Karl Weierstrass

Karl Weierstrass (1815–1897) is called the father of modern analysis, and he earned the title by being the most careful man in the history of the subject. Cauchy had begun making calculus rigorous; Weierstrass finished the job, banishing vague talk of quantities "approaching" or "becoming infinitely small" and replacing it with the cold, exact ε–δ language you still learn today.

\forall \varepsilon > 0 \;\; \exists \delta > 0 : \; 0 < |x - a| < \delta \;\Rightarrow\; |f(x) - L| < \varepsilon.

The schoolteacher who came from nowhere

Here's the unlikely part: Weierstrass spent his thirties as an obscure secondary-school teacher in provincial Germany, teaching not just maths but handwriting, geography and gymnastics, and doing original research alone at night with no library and no colleagues. Then, in his early forties, he published one paper — and the mathematical world discovered a giant had been hiding among the schoolmasters. He was handed a university chair almost overnight.

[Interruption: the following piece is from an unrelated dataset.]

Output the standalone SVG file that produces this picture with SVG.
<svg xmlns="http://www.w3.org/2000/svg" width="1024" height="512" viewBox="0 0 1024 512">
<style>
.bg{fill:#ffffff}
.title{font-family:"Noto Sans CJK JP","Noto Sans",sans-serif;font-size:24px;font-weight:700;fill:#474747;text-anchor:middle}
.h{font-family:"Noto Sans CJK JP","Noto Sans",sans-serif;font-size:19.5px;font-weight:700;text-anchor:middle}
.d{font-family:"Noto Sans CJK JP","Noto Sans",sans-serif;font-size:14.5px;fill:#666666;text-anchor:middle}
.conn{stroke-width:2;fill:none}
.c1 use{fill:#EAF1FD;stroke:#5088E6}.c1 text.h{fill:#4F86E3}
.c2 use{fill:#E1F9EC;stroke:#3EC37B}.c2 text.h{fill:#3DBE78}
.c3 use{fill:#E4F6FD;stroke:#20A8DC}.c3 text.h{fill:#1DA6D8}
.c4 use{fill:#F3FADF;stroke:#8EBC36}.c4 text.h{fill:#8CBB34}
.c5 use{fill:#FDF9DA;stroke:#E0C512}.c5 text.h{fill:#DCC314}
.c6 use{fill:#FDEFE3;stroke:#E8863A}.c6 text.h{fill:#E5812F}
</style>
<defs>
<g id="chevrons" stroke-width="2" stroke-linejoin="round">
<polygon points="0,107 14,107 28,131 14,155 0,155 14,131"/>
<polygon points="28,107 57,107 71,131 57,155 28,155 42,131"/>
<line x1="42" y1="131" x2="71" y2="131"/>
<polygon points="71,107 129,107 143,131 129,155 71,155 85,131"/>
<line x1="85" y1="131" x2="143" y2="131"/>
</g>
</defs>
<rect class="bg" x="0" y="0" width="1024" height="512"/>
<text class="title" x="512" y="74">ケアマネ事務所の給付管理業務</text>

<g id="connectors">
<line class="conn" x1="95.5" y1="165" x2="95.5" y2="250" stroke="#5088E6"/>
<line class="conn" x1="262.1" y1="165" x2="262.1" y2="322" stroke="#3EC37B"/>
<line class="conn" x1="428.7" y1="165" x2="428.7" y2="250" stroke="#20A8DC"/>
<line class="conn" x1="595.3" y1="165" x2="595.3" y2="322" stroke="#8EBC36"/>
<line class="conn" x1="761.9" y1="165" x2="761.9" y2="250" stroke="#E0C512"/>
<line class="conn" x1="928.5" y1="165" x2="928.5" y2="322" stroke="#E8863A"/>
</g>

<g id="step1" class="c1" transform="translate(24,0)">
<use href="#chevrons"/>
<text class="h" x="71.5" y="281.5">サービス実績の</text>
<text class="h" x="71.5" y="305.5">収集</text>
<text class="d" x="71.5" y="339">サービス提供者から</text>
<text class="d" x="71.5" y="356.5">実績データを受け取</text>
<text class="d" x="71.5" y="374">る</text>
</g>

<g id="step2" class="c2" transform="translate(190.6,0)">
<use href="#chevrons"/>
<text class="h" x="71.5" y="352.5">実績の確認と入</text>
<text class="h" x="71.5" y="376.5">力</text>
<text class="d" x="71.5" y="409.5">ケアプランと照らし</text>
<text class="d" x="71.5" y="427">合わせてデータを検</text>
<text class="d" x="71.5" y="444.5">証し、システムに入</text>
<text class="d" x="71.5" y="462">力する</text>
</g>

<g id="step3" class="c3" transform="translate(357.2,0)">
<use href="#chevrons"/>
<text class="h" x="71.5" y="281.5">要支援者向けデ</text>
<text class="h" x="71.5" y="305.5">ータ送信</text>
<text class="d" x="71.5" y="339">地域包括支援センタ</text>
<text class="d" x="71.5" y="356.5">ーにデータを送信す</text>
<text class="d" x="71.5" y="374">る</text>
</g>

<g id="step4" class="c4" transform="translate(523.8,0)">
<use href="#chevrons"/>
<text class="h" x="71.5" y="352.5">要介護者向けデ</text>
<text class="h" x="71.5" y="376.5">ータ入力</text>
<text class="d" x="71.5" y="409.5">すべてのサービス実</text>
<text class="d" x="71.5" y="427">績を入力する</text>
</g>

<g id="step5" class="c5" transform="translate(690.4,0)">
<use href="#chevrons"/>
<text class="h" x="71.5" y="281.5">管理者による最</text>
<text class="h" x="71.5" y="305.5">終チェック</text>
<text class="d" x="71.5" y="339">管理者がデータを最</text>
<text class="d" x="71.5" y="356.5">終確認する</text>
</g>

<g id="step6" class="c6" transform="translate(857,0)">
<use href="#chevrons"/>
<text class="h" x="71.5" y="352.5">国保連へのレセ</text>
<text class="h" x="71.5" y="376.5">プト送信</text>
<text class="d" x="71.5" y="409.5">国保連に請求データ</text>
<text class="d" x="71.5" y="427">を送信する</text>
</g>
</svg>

The monster with no tangents

His most shocking gift was a warning. Everyone had assumed a continuous curve must be smooth almost everywhere — you could surely draw a tangent at most points. Weierstrass built a function that is continuous everywhere yet differentiable nowhere: unbroken, but infinitely jagged at every single point, with no tangent anywhere at all.

W(x) = \sum_{n=0}^{\infty} a^{n} \cos\!\big(b^{n} \pi x\big), \qquad 0 < a < 1.

Contemporaries recoiled — one called such things "a deplorable evil." Today you'd recognise its wild, self-similar roughness instantly: it is a fractal, and the same nowhere-smooth behaviour drives the Brownian motion that prices options.